Raylea and Eric’s love story is a testament to the power of true love to help one learn, better oneself and transform. It is also a testament to an important correlate to that: To truly love your partner, you must learn to love yourself. And, it is a testament to the symbiotic nature of both propositions. Check this out; you will see what I mean.
Raylea says, “We had something special. He was always there for me… He only wanted me to think for myself… I refocused my energy… Before this I never had a goal and now, I’m accomplishing every one. Without Eric’s continued love and support I truly believe I would not be the person I am today. We’ve grown up together and for the better. I want to be better not just for him but more importantly myself… It was only when I learned to love myself was I able to provide him the love he deserved. With all my being he is the love of my life, forever and always.”
And, Eric says, “Just as Raylea has grown while being together I have been able to do the same. Sometimes I also have to learn things the hard way, and Raylea has shown me just as much forgiveness as I have for her. Raylea has also always been there for me when I need her. Although we may not agree on everything we have both learned to work together… We have learned not to sweat the small things. Being able to care for Raylea is also something that makes me want to actively continue to try and learn and work to better our lives.”

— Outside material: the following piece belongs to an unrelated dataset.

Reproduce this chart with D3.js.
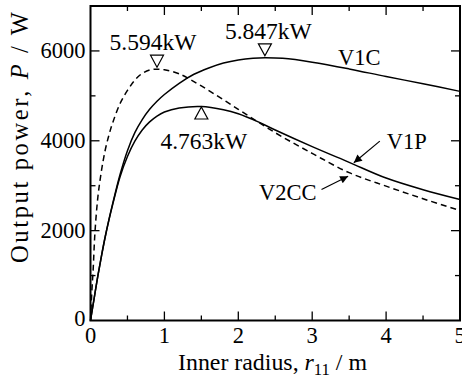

It is the power of this love that enabled Raylea to go from doubting that she knew what real love was to do something that not many women do. As a child of ardent feminist, McGovern voting, ERA supporting parents, it pains me to say this, but, yes, she is the very first of more than 450 hetero brides I have married who proposed to her groom. “It was the most legitimately surprised I have ever been in my entire life…” says Eric, “It could not have been more meaningful yet simple.”
Now, there is a great wish for any relationship, and one I am confident Raylea and Eric will achieve, “It could not have been more meaningful yet simple.”